Diagnostic algorithms that have been developed specifically for industrial processes are described. These algorithms are based on a representation of processes using the multilevel flow models (MFM) developed by M. Lind. Unlike most other model-based diagnosis systems, the MFM functional model explicitly represents teleological (or means-end) information. The algorithms use an explicit representation of goals and functional structure as a basis for diagnosis. The three types of diagnosis supported are measurement validation, alarm analysis, and fault diagnosis.
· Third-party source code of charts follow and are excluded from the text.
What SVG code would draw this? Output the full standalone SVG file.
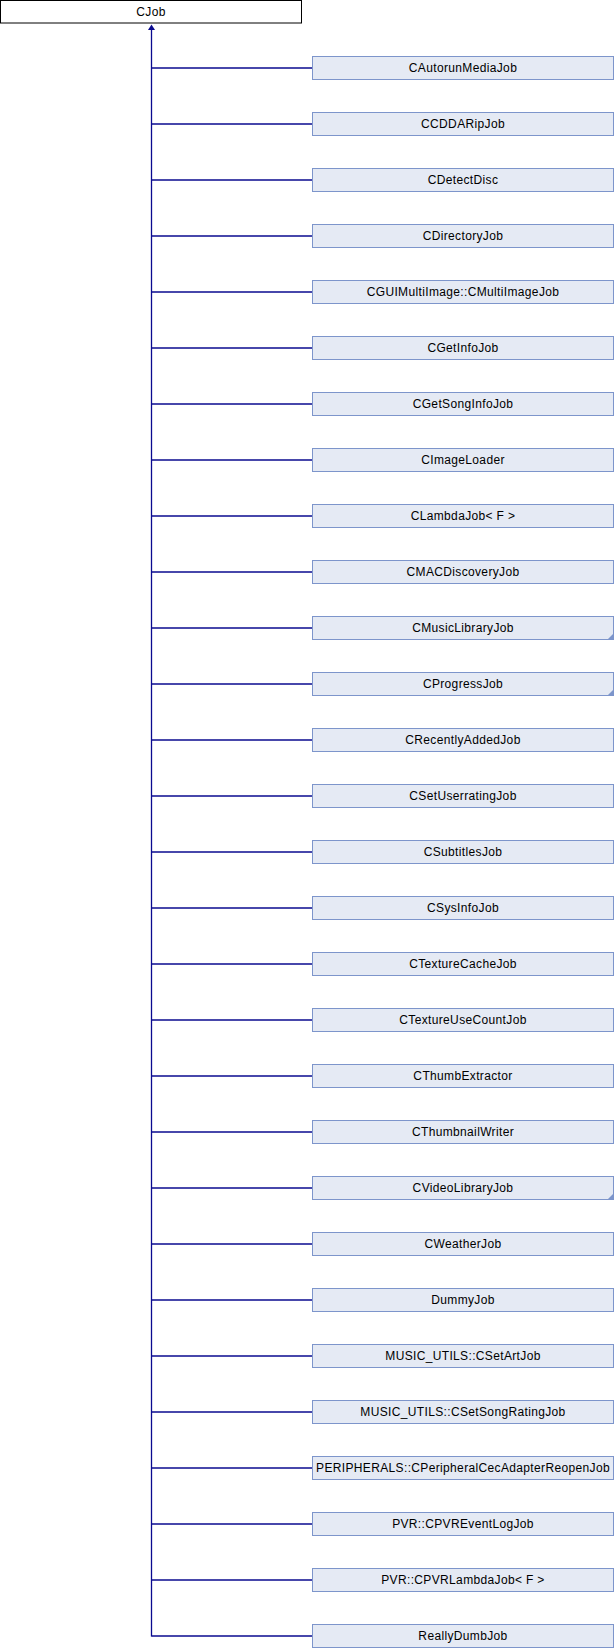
<svg xmlns="http://www.w3.org/2000/svg" xmlns:xlink="http://www.w3.org/1999/xlink" width="614" height="1648" viewBox="0 0 614 1648">
<style>
.base rect{fill:#ffffff;stroke:#000000;stroke-width:1}
.cls rect{fill:#e5eaf4;stroke:#7d95cb;stroke-width:1}
text{font-family:"Liberation Sans",Arial,sans-serif;font-size:12px;letter-spacing:0.35px;fill:#000000;text-anchor:middle}
.edges line{stroke:#0a0a8f;stroke-width:1.3}
.more{fill:#7d95cb}
</style>
<defs>
<polygon id="more" class="more" points="301,17 301,23 295,23"/>
</defs>
<rect width="614" height="1648" fill="#ffffff"/>
<g id="edges" class="edges">
<line x1="151.5" y1="29" x2="151.5" y2="1636.5"/>
<line x1="151.5" y1="68" x2="312.5" y2="68"/>
<line x1="151.5" y1="124" x2="312.5" y2="124"/>
<line x1="151.5" y1="180" x2="312.5" y2="180"/>
<line x1="151.5" y1="236" x2="312.5" y2="236"/>
<line x1="151.5" y1="292" x2="312.5" y2="292"/>
<line x1="151.5" y1="348" x2="312.5" y2="348"/>
<line x1="151.5" y1="404" x2="312.5" y2="404"/>
<line x1="151.5" y1="460" x2="312.5" y2="460"/>
<line x1="151.5" y1="516" x2="312.5" y2="516"/>
<line x1="151.5" y1="572" x2="312.5" y2="572"/>
<line x1="151.5" y1="628" x2="312.5" y2="628"/>
<line x1="151.5" y1="684" x2="312.5" y2="684"/>
<line x1="151.5" y1="740" x2="312.5" y2="740"/>
<line x1="151.5" y1="796" x2="312.5" y2="796"/>
<line x1="151.5" y1="852" x2="312.5" y2="852"/>
<line x1="151.5" y1="908" x2="312.5" y2="908"/>
<line x1="151.5" y1="964" x2="312.5" y2="964"/>
<line x1="151.5" y1="1020" x2="312.5" y2="1020"/>
<line x1="151.5" y1="1076" x2="312.5" y2="1076"/>
<line x1="151.5" y1="1132" x2="312.5" y2="1132"/>
<line x1="151.5" y1="1188" x2="312.5" y2="1188"/>
<line x1="151.5" y1="1244" x2="312.5" y2="1244"/>
<line x1="151.5" y1="1300" x2="312.5" y2="1300"/>
<line x1="151.5" y1="1356" x2="312.5" y2="1356"/>
<line x1="151.5" y1="1412" x2="312.5" y2="1412"/>
<line x1="151.5" y1="1468" x2="312.5" y2="1468"/>
<line x1="151.5" y1="1524" x2="312.5" y2="1524"/>
<line x1="151.5" y1="1580" x2="312.5" y2="1580"/>
<line x1="151.5" y1="1636" x2="312.5" y2="1636"/>
<polygon points="151.5,24.5 148,30 155,30" fill="#0a0a8f"/>
</g>
<g id="CJob" class="base" transform="translate(0.5,0.5)"><rect width="301" height="22.5"/><text x="150.5" y="15.5">CJob</text></g>
<g id="n0" class="cls" transform="translate(312.5,56.5)"><rect width="301" height="23"/><text x="150.5" y="15.5">CAutorunMediaJob</text></g>
<g id="n1" class="cls" transform="translate(312.5,112.5)"><rect width="301" height="23"/><text x="150.5" y="15.5">CCDDARipJob</text></g>
<g id="n2" class="cls" transform="translate(312.5,168.5)"><rect width="301" height="23"/><text x="150.5" y="15.5">CDetectDisc</text></g>
<g id="n3" class="cls" transform="translate(312.5,224.5)"><rect width="301" height="23"/><text x="150.5" y="15.5">CDirectoryJob</text></g>
<g id="n4" class="cls" transform="translate(312.5,280.5)"><rect width="301" height="23"/><text x="150.5" y="15.5">CGUIMultiImage::CMultiImageJob</text></g>
<g id="n5" class="cls" transform="translate(312.5,336.5)"><rect width="301" height="23"/><text x="150.5" y="15.5">CGetInfoJob</text></g>
<g id="n6" class="cls" transform="translate(312.5,392.5)"><rect width="301" height="23"/><text x="150.5" y="15.5">CGetSongInfoJob</text></g>
<g id="n7" class="cls" transform="translate(312.5,448.5)"><rect width="301" height="23"/><text x="150.5" y="15.5">CImageLoader</text></g>
<g id="n8" class="cls" transform="translate(312.5,504.5)"><rect width="301" height="23"/><text x="150.5" y="15.5">CLambdaJob&lt; F &gt;</text></g>
<g id="n9" class="cls" transform="translate(312.5,560.5)"><rect width="301" height="23"/><text x="150.5" y="15.5">CMACDiscoveryJob</text></g>
<g id="n10" class="cls" transform="translate(312.5,616.5)"><rect width="301" height="23"/><text x="150.5" y="15.5">CMusicLibraryJob</text><use xlink:href="#more"/></g>
<g id="n11" class="cls" transform="translate(312.5,672.5)"><rect width="301" height="23"/><text x="150.5" y="15.5">CProgressJob</text><use xlink:href="#more"/></g>
<g id="n12" class="cls" transform="translate(312.5,728.5)"><rect width="301" height="23"/><text x="150.5" y="15.5">CRecentlyAddedJob</text></g>
<g id="n13" class="cls" transform="translate(312.5,784.5)"><rect width="301" height="23"/><text x="150.5" y="15.5">CSetUserratingJob</text></g>
<g id="n14" class="cls" transform="translate(312.5,840.5)"><rect width="301" height="23"/><text x="150.5" y="15.5">CSubtitlesJob</text></g>
<g id="n15" class="cls" transform="translate(312.5,896.5)"><rect width="301" height="23"/><text x="150.5" y="15.5">CSysInfoJob</text></g>
<g id="n16" class="cls" transform="translate(312.5,952.5)"><rect width="301" height="23"/><text x="150.5" y="15.5">CTextureCacheJob</text></g>
<g id="n17" class="cls" transform="translate(312.5,1008.5)"><rect width="301" height="23"/><text x="150.5" y="15.5">CTextureUseCountJob</text></g>
<g id="n18" class="cls" transform="translate(312.5,1064.5)"><rect width="301" height="23"/><text x="150.5" y="15.5">CThumbExtractor</text></g>
<g id="n19" class="cls" transform="translate(312.5,1120.5)"><rect width="301" height="23"/><text x="150.5" y="15.5">CThumbnailWriter</text></g>
<g id="n20" class="cls" transform="translate(312.5,1176.5)"><rect width="301" height="23"/><text x="150.5" y="15.5">CVideoLibraryJob</text><use xlink:href="#more"/></g>
<g id="n21" class="cls" transform="translate(312.5,1232.5)"><rect width="301" height="23"/><text x="150.5" y="15.5">CWeatherJob</text></g>
<g id="n22" class="cls" transform="translate(312.5,1288.5)"><rect width="301" height="23"/><text x="150.5" y="15.5">DummyJob</text></g>
<g id="n23" class="cls" transform="translate(312.5,1344.5)"><rect width="301" height="23"/><text x="150.5" y="15.5">MUSIC_UTILS::CSetArtJob</text></g>
<g id="n24" class="cls" transform="translate(312.5,1400.5)"><rect width="301" height="23"/><text x="150.5" y="15.5">MUSIC_UTILS::CSetSongRatingJob</text></g>
<g id="n25" class="cls" transform="translate(312.5,1456.5)"><rect width="301" height="23"/><text x="150.5" y="15.5">PERIPHERALS::CPeripheralCecAdapterReopenJob</text></g>
<g id="n26" class="cls" transform="translate(312.5,1512.5)"><rect width="301" height="23"/><text x="150.5" y="15.5">PVR::CPVREventLogJob</text></g>
<g id="n27" class="cls" transform="translate(312.5,1568.5)"><rect width="301" height="23"/><text x="150.5" y="15.5">PVR::CPVRLambdaJob&lt; F &gt;</text></g>
<g id="n28" class="cls" transform="translate(312.5,1624.5)"><rect width="301" height="23"/><text x="150.5" y="15.5">ReallyDumbJob</text></g>
</svg>
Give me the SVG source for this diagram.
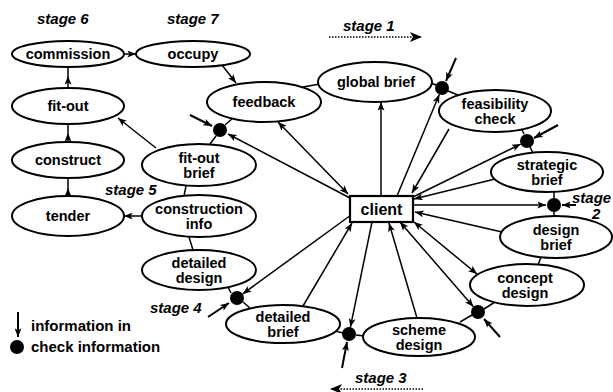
<svg xmlns="http://www.w3.org/2000/svg" width="613" height="392" viewBox="0 0 613 392">
<style>
.n ellipse{fill:#fff;stroke:#000;stroke-width:2}
text{font-family:"Liberation Sans",Arial,sans-serif;font-weight:bold;fill:#000}
.l{font-size:14.5px;text-anchor:middle}
.s{font-size:15px;font-style:italic}
.c line,.c polyline,.c path{stroke:#000;stroke-width:1.5;fill:none}
.c .in{stroke-width:2}
.dot{fill:#000}
.dash{stroke:#000;stroke-width:2.5;stroke-dasharray:1.5 1.5;fill:none}
</style>
<defs>
<marker id="a" viewBox="0 0 10 8" refX="10" refY="4" markerWidth="10" markerHeight="7" orient="auto-start-reverse" markerUnits="userSpaceOnUse">
<path d="M0,0 L10,4 L0,8 L2.5,4 z" fill="#000"/>
</marker>
<marker id="b" viewBox="0 0 12 10" refX="12" refY="5" markerWidth="13" markerHeight="10" orient="auto" markerUnits="userSpaceOnUse">
<path d="M0,0 L12,5 L0,10 L3,5 z" fill="#000"/>
</marker>
</defs>

<g id="connectors" class="c">
<line x1="124" y1="54" x2="136" y2="54" marker-end="url(#a)"/>
<polyline points="68,88 68,76 68,67" marker-mid="url(#a)"/>
<polyline points="68,142 68,133 68,124" marker-mid="url(#a)"/>
<polyline points="68,196 68,188 68,178" marker-mid="url(#a)"/>
<line x1="222" y1="65" x2="236" y2="83" marker-end="url(#a)"/>
<line x1="156" y1="148" x2="118" y2="118" marker-end="url(#a)"/>
<line x1="142" y1="216" x2="124" y2="216" marker-end="url(#a)"/>
<line x1="186" y1="186" x2="184" y2="196"/>
<line x1="189" y1="237" x2="193" y2="250"/>
<line x1="225" y1="125" x2="233" y2="118"/>
<line x1="216" y1="136" x2="210" y2="144"/>
<line class="in" x1="190" y1="115" x2="212" y2="126" marker-end="url(#a)"/>
<line x1="350" y1="198" x2="228" y2="134" marker-end="url(#a)"/>
<line x1="348" y1="194" x2="278" y2="122" marker-start="url(#a)" marker-end="url(#a)"/>
<line x1="303" y1="87" x2="320" y2="84"/>
<line x1="381" y1="196" x2="381" y2="102" marker-end="url(#a)"/>
<line x1="397" y1="196" x2="439.3" y2="94.5" marker-end="url(#a)"/>
<line x1="431" y1="83" x2="436" y2="85"/>
<line x1="448" y1="91" x2="458" y2="95"/>
<line class="in" x1="456" y1="58" x2="446" y2="81" marker-end="url(#a)"/>
<line x1="449" y1="129" x2="412" y2="193" marker-end="url(#a)"/>
<line x1="413" y1="197" x2="520.7" y2="144.1" marker-end="url(#a)"/>
<line x1="524" y1="134" x2="522" y2="130"/>
<line x1="530" y1="147" x2="533" y2="153"/>
<line class="in" x1="558" y1="125" x2="534" y2="138" marker-end="url(#a)"/>
<line x1="495" y1="179" x2="414" y2="199" marker-end="url(#a)"/>
<line x1="413" y1="205" x2="546" y2="205" marker-end="url(#a)"/>
<line x1="554" y1="192" x2="554" y2="198"/>
<line x1="554" y1="212" x2="554" y2="216"/>
<line class="in" x1="576" y1="205" x2="562" y2="205" marker-end="url(#a)"/>
<line x1="502" y1="232" x2="415" y2="212" marker-end="url(#a)"/>
<line x1="541" y1="257" x2="538" y2="265"/>
<line x1="414" y1="222" x2="477" y2="274" marker-start="url(#a)" marker-end="url(#a)"/>
<line x1="495" y1="302" x2="484" y2="309"/>
<line x1="472" y1="315" x2="460" y2="322"/>
<line class="in" x1="500" y1="337" x2="484" y2="319" marker-end="url(#a)"/>
<line x1="400" y1="222" x2="473.4" y2="306.7" marker-start="url(#a)" marker-end="url(#a)"/>
<line x1="417" y1="318" x2="389" y2="223" marker-end="url(#a)"/>
<line x1="372" y1="222" x2="350.4" y2="327.1" marker-end="url(#a)"/>
<line x1="343" y1="333" x2="335" y2="331"/>
<line x1="356" y1="335" x2="364" y2="336"/>
<line class="in" x1="342" y1="368" x2="347" y2="342" marker-end="url(#a)"/>
<line x1="303" y1="306" x2="352" y2="223" marker-end="url(#a)"/>
<line x1="351" y1="215" x2="242.7" y2="293.9" marker-end="url(#a)"/>
<line x1="231" y1="293" x2="228" y2="287"/>
<line x1="243" y1="302" x2="250" y2="308"/>
<line class="in" x1="208" y1="317" x2="229" y2="303" marker-end="url(#a)"/>
<line class="in" x1="18" y1="312" x2="18" y2="337" marker-end="url(#a)"/>
<line class="dash" x1="329" y1="37" x2="422" y2="37" marker-end="url(#b)"/>
<line class="dash" x1="423" y1="389" x2="330" y2="389" marker-end="url(#b)"/>
</g>

<g id="commission" class="n"><ellipse cx="68" cy="54" rx="56" ry="13"/><text class="l" x="68" y="59">commission</text></g>
<g id="occupy" class="n"><ellipse cx="193" cy="54" rx="57" ry="13"/><text class="l" x="193" y="59">occupy</text></g>
<g id="fit-out" class="n"><ellipse cx="68" cy="106" rx="56" ry="18"/><text class="l" x="68" y="111">fit-out</text></g>
<g id="construct" class="n"><ellipse cx="68" cy="160" rx="56" ry="18"/><text class="l" x="68" y="165">construct</text></g>
<g id="tender" class="n"><ellipse cx="68" cy="216" rx="56" ry="20"/><text class="l" x="68" y="221">tender</text></g>
<g id="feedback" class="n"><ellipse cx="264" cy="102" rx="57" ry="20"/><text class="l" x="264" y="107">feedback</text></g>
<g id="global-brief" class="n"><ellipse cx="375" cy="82" rx="57" ry="20"/><text class="l" x="376" y="87">global brief</text></g>
<g id="feasibility-check" class="n"><ellipse cx="495" cy="111" rx="56" ry="21"/><text class="l" x="495" y="109">feasibility</text><text class="l" x="495" y="124">check</text></g>
<g id="strategic-brief" class="n"><ellipse cx="547" cy="172" rx="56" ry="20"/><text class="l" x="547" y="170">strategic</text><text class="l" x="547" y="185">brief</text></g>
<g id="design-brief" class="n"><ellipse cx="556" cy="237" rx="56" ry="21"/><text class="l" x="556" y="235">design</text><text class="l" x="556" y="250">brief</text></g>
<g id="concept-design" class="n"><ellipse cx="527" cy="285" rx="57" ry="21"/><text class="l" x="525" y="283">concept</text><text class="l" x="525" y="298">design</text></g>
<g id="scheme-design" class="n"><ellipse cx="419" cy="337" rx="56" ry="19"/><text class="l" x="419" y="335">scheme</text><text class="l" x="419" y="350">design</text></g>
<g id="detailed-brief" class="n"><ellipse cx="283" cy="324" rx="57" ry="19"/><text class="l" x="283" y="322">detailed</text><text class="l" x="283" y="337">brief</text></g>
<g id="detailed-design" class="n"><ellipse cx="199" cy="270" rx="57" ry="20"/><text class="l" x="199" y="268">detailed</text><text class="l" x="199" y="283">design</text></g>
<g id="construction-info" class="n"><ellipse cx="199" cy="216" rx="57" ry="21"/><text class="l" x="199" y="214">construction</text><text class="l" x="199" y="229">info</text></g>
<g id="fit-out-brief" class="n"><ellipse cx="199" cy="165" rx="57" ry="21"/><text class="l" x="199" y="163">fit-out</text><text class="l" x="199" y="178">brief</text></g>

<g id="client"><rect x="350" y="196" width="63" height="26" fill="#fff" stroke="#000" stroke-width="2.2"/><text x="381.5" y="215" text-anchor="middle" font-size="16">client</text></g>

<g id="checks">
<circle class="dot" cx="442" cy="88" r="7"/>
<circle class="dot" cx="527" cy="141" r="7"/>
<circle class="dot" cx="554" cy="205" r="7"/>
<circle class="dot" cx="478" cy="312" r="7"/>
<circle class="dot" cx="349" cy="334" r="7"/>
<circle class="dot" cx="237" cy="298" r="7"/>
<circle class="dot" cx="220" cy="130" r="7"/>
</g>

<g id="stages">
<text class="s" x="37" y="24">stage 6</text>
<text class="s" x="167" y="24">stage 7</text>
<text class="s" x="343" y="31">stage 1</text>
<text class="s" x="572" y="203" font-size="14.5">stage</text>
<text class="s" x="592" y="219">2</text>
<text class="s" x="355" y="383">stage 3</text>
<text class="s" x="150" y="313">stage 4</text>
<text class="s" x="105" y="195">stage 5</text>
</g>

<g id="legend">
<circle class="dot" cx="17" cy="347" r="7"/>
<text x="31" y="331" font-size="15">information in</text>
<text x="31" y="352" font-size="15">check information</text>
</g>
</svg>
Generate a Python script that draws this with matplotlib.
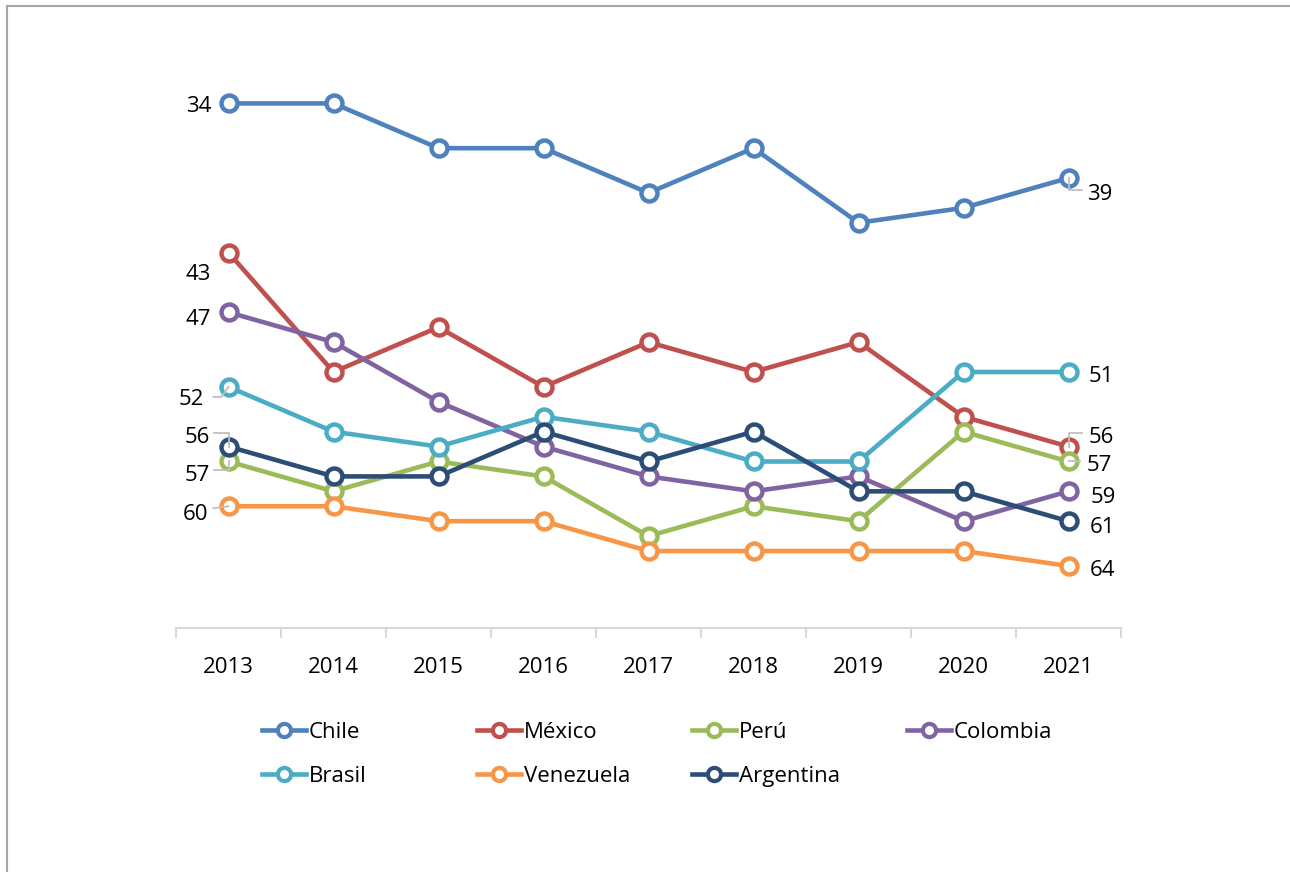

The author presents a concise review of MFM and describes how the algorithms use the MFM model for diagnosis. A set of simple, informative examples provide insight into how the models are constructed and how the structure of the model provides the information needed for the diagnostic algorithms. The paper explains the philosophy of the design well and describes the strengths and limitations of the representation and algorithms. A comparison of this type of model-based diagnosis with diagnosis based on qualitative physics is provided. A lengthy appendix compares this work with other work based on the MFM models, other functional models, qualitative behavior models, quantitative behavioral models, and hybrid models.
The breadth of application of this type of diagnosis system is illustrated by the Guardian system, which will represent critical functions of the human body and be used for diagnosis in emergency room situations. The highly abstract level of representation available with the MFM models and the efficient diagnostic algorithms based on the models appear to be a promising approach to the construction of practical diagnostic systems.